- [WHAT YOU WILL DO] Pictures do not belong in your copy. Repeat all the other data exactly.

- [TASK INPUTS]
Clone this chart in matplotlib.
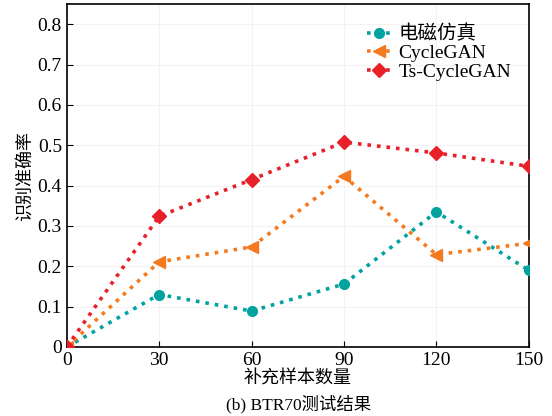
import matplotlib.pyplot as plt

plt.rcParams['font.family'] = ['Liberation Serif', 'Noto Sans CJK SC']
plt.rcParams['axes.unicode_minus'] = False

samples = [0, 30, 60, 90, 120, 150]
em_sim = [0, 0.13, 0.089, 0.156, 0.335, 0.19]
cyclegan = [0, 0.211, 0.248, 0.423, 0.229, 0.257]
ts_cyclegan = [0, 0.324, 0.415, 0.508, 0.481, 0.448]
labels = ["电磁仿真", "CycleGAN", "Ts-CycleGAN"]
yticks = [0, 0.1, 0.2, 0.3, 0.4, 0.5, 0.6, 0.7, 0.8]
ytick_labels = ["0", "0.1", "0.2", "0.3", "0.4", "0.5", "0.6", "0.7", "0.8"]

fig = plt.figure(figsize=(5.52, 4.16), dpi=100)
ax = fig.add_axes([0.121, 0.166, 0.837, 0.824])

ax.plot(samples, em_sim, linestyle=':', linewidth=2.6, color='#00A3A0',
        marker='o', markersize=7, label=labels[0], zorder=3)
ax.plot(samples, cyclegan, linestyle=':', linewidth=2.6, color='#F47A1F',
        marker='<', markersize=8, label=labels[1], zorder=3)
ax.plot(samples, ts_cyclegan, linestyle=':', linewidth=2.6, color='#E8202A',
        marker='D', markersize=7, label=labels[2], zorder=3)

ax.set_xlim(0, 150)
ax.set_ylim(0, 0.85)
ax.set_xticks(samples)
ax.set_yticks(yticks)
ax.set_yticklabels(ytick_labels)
ax.tick_params(direction='in', labelsize=14, length=4)
ax.grid(True, color='#f3f3f3', linewidth=0.8)
for s in ax.spines.values():
    s.set_linewidth(1.2)

ax.set_ylabel("识别准确率", fontsize=13, labelpad=3)
ax.set_xlabel("补充样本数量", fontsize=13, labelpad=1)
fig.text(0.54, 0.015, "(b) BTR70测试结果", fontsize=12.5, ha='center')

ax.legend(loc='upper right', frameon=False, fontsize=14, handlelength=1.2,
          handletextpad=0.4, labelspacing=0.05, borderaxespad=0.5,
          bbox_to_anchor=(1.0, 0.99))

fig.savefig("out.png", dpi=100)
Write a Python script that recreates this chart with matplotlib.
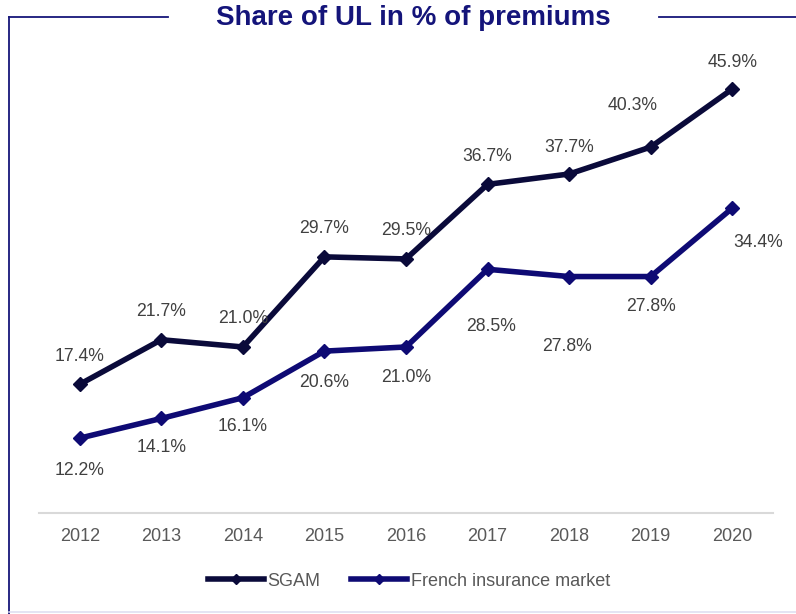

- [EXERCISE SOLUTION]
Clone this chart in matplotlib.
import matplotlib.pyplot as plt

plt.rcParams['font.family'] = ['Liberation Serif', 'Noto Sans CJK SC']
plt.rcParams['axes.unicode_minus'] = False

samples = [0, 30, 60, 90, 120, 150]
em_sim = [0, 0.13, 0.089, 0.156, 0.335, 0.19]
cyclegan = [0, 0.211, 0.248, 0.423, 0.229, 0.257]
ts_cyclegan = [0, 0.324, 0.415, 0.508, 0.481, 0.448]
labels = ["电磁仿真", "CycleGAN", "Ts-CycleGAN"]
yticks = [0, 0.1, 0.2, 0.3, 0.4, 0.5, 0.6, 0.7, 0.8]
ytick_labels = ["0", "0.1", "0.2", "0.3", "0.4", "0.5", "0.6", "0.7", "0.8"]

fig = plt.figure(figsize=(5.52, 4.16), dpi=100)
ax = fig.add_axes([0.121, 0.166, 0.837, 0.824])

ax.plot(samples, em_sim, linestyle=':', linewidth=2.6, color='#00A3A0',
        marker='o', markersize=7, label=labels[0], zorder=3)
ax.plot(samples, cyclegan, linestyle=':', linewidth=2.6, color='#F47A1F',
        marker='<', markersize=8, label=labels[1], zorder=3)
ax.plot(samples, ts_cyclegan, linestyle=':', linewidth=2.6, color='#E8202A',
        marker='D', markersize=7, label=labels[2], zorder=3)

ax.set_xlim(0, 150)
ax.set_ylim(0, 0.85)
ax.set_xticks(samples)
ax.set_yticks(yticks)
ax.set_yticklabels(ytick_labels)
ax.tick_params(direction='in', labelsize=14, length=4)
ax.grid(True, color='#f3f3f3', linewidth=0.8)
for s in ax.spines.values():
    s.set_linewidth(1.2)

ax.set_ylabel("识别准确率", fontsize=13, labelpad=3)
ax.set_xlabel("补充样本数量", fontsize=13, labelpad=1)
fig.text(0.54, 0.015, "(b) BTR70测试结果", fontsize=12.5, ha='center')

ax.legend(loc='upper right', frameon=False, fontsize=14, handlelength=1.2,
          handletextpad=0.4, labelspacing=0.05, borderaxespad=0.5,
          bbox_to_anchor=(1.0, 0.99))

fig.savefig("out.png", dpi=100)
Write a Python script that recreates this chart with matplotlib.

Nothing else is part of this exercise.